• What needs to be done: Starting with the first line of the listing, quote each line exactly until and including the one with "linewidth=1.1, label='Machine Learning')", leaving pictures out.

Charts and diagrams as code:

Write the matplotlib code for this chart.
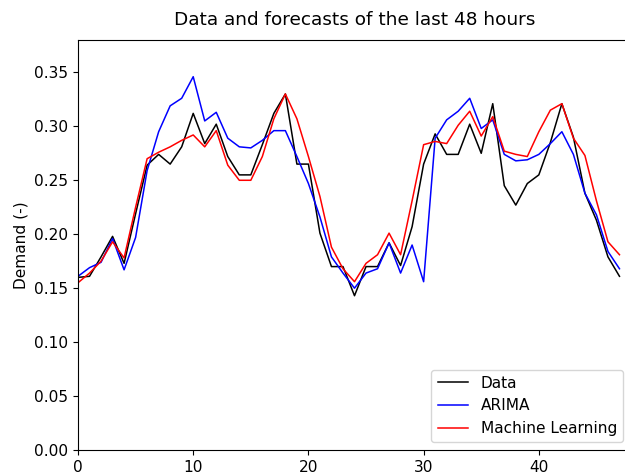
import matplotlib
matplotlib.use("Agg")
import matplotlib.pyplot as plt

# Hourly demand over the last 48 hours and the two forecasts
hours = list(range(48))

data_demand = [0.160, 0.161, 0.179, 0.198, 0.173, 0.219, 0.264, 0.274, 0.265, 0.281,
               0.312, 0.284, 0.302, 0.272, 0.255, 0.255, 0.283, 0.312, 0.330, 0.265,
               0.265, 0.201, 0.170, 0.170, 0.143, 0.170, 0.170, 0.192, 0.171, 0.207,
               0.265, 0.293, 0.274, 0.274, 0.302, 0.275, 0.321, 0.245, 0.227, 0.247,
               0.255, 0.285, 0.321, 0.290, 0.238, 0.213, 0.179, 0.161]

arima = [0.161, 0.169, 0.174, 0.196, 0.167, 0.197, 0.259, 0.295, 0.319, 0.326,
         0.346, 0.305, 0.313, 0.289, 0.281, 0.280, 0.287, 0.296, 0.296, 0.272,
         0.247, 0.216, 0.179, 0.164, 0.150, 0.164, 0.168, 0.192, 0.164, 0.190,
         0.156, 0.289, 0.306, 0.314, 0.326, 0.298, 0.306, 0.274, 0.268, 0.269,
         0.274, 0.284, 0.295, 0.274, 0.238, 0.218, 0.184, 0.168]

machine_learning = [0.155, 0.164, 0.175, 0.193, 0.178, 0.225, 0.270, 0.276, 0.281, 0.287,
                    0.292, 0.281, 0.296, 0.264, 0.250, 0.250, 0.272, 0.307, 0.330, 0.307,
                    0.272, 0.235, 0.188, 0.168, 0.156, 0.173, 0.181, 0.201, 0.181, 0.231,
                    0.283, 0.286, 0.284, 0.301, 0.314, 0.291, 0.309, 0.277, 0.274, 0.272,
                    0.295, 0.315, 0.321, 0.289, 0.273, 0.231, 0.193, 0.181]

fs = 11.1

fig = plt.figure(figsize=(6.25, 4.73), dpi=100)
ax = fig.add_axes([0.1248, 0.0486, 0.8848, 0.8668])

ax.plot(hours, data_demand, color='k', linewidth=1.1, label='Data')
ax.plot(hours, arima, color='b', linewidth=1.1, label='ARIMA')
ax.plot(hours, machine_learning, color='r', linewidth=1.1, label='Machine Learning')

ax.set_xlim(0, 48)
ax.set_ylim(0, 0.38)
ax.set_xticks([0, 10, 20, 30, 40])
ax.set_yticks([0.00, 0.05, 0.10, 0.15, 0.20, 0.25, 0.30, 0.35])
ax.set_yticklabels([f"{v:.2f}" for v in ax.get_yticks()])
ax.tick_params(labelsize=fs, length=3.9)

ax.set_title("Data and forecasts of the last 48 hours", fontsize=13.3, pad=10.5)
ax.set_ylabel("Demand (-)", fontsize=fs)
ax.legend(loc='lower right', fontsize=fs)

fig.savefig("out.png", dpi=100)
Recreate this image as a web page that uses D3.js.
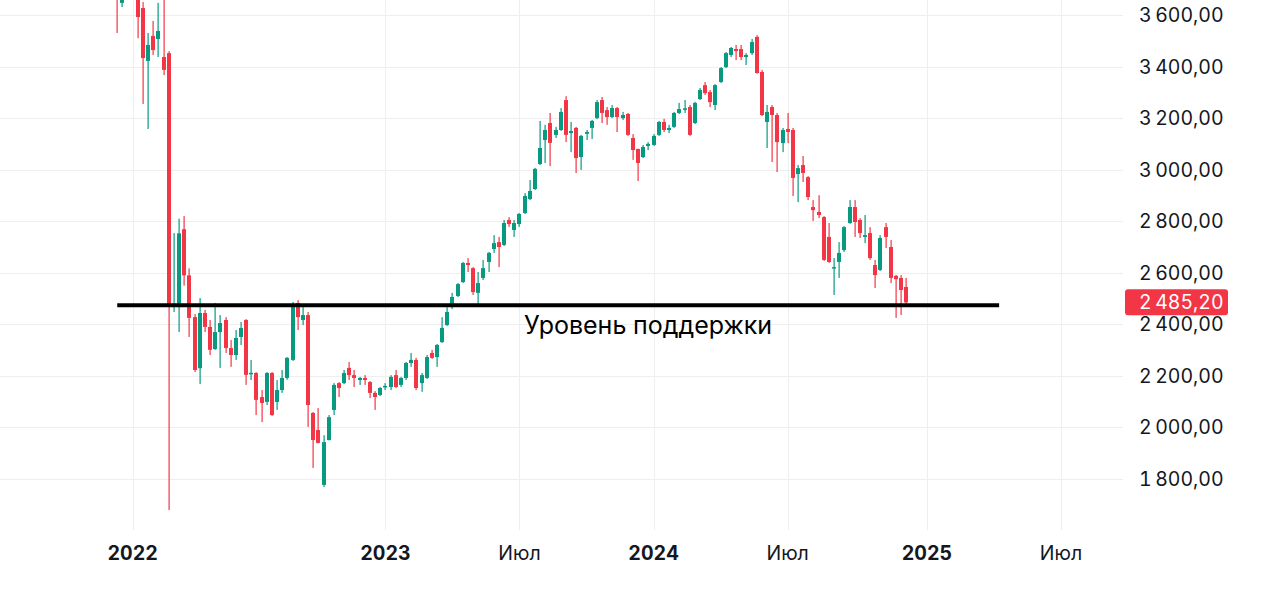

• Task solution:
Write the matplotlib code for this chart.
import matplotlib
matplotlib.use("Agg")
import matplotlib.pyplot as plt

# Hourly demand over the last 48 hours and the two forecasts
hours = list(range(48))

data_demand = [0.160, 0.161, 0.179, 0.198, 0.173, 0.219, 0.264, 0.274, 0.265, 0.281,
               0.312, 0.284, 0.302, 0.272, 0.255, 0.255, 0.283, 0.312, 0.330, 0.265,
               0.265, 0.201, 0.170, 0.170, 0.143, 0.170, 0.170, 0.192, 0.171, 0.207,
               0.265, 0.293, 0.274, 0.274, 0.302, 0.275, 0.321, 0.245, 0.227, 0.247,
               0.255, 0.285, 0.321, 0.290, 0.238, 0.213, 0.179, 0.161]

arima = [0.161, 0.169, 0.174, 0.196, 0.167, 0.197, 0.259, 0.295, 0.319, 0.326,
         0.346, 0.305, 0.313, 0.289, 0.281, 0.280, 0.287, 0.296, 0.296, 0.272,
         0.247, 0.216, 0.179, 0.164, 0.150, 0.164, 0.168, 0.192, 0.164, 0.190,
         0.156, 0.289, 0.306, 0.314, 0.326, 0.298, 0.306, 0.274, 0.268, 0.269,
         0.274, 0.284, 0.295, 0.274, 0.238, 0.218, 0.184, 0.168]

machine_learning = [0.155, 0.164, 0.175, 0.193, 0.178, 0.225, 0.270, 0.276, 0.281, 0.287,
                    0.292, 0.281, 0.296, 0.264, 0.250, 0.250, 0.272, 0.307, 0.330, 0.307,
                    0.272, 0.235, 0.188, 0.168, 0.156, 0.173, 0.181, 0.201, 0.181, 0.231,
                    0.283, 0.286, 0.284, 0.301, 0.314, 0.291, 0.309, 0.277, 0.274, 0.272,
                    0.295, 0.315, 0.321, 0.289, 0.273, 0.231, 0.193, 0.181]

fs = 11.1

fig = plt.figure(figsize=(6.25, 4.73), dpi=100)
ax = fig.add_axes([0.1248, 0.0486, 0.8848, 0.8668])

ax.plot(hours, data_demand, color='k', linewidth=1.1, label='Data')
ax.plot(hours, arima, color='b', linewidth=1.1, label='ARIMA')
ax.plot(hours, machine_learning, color='r', linewidth=1.1, label='Machine Learning')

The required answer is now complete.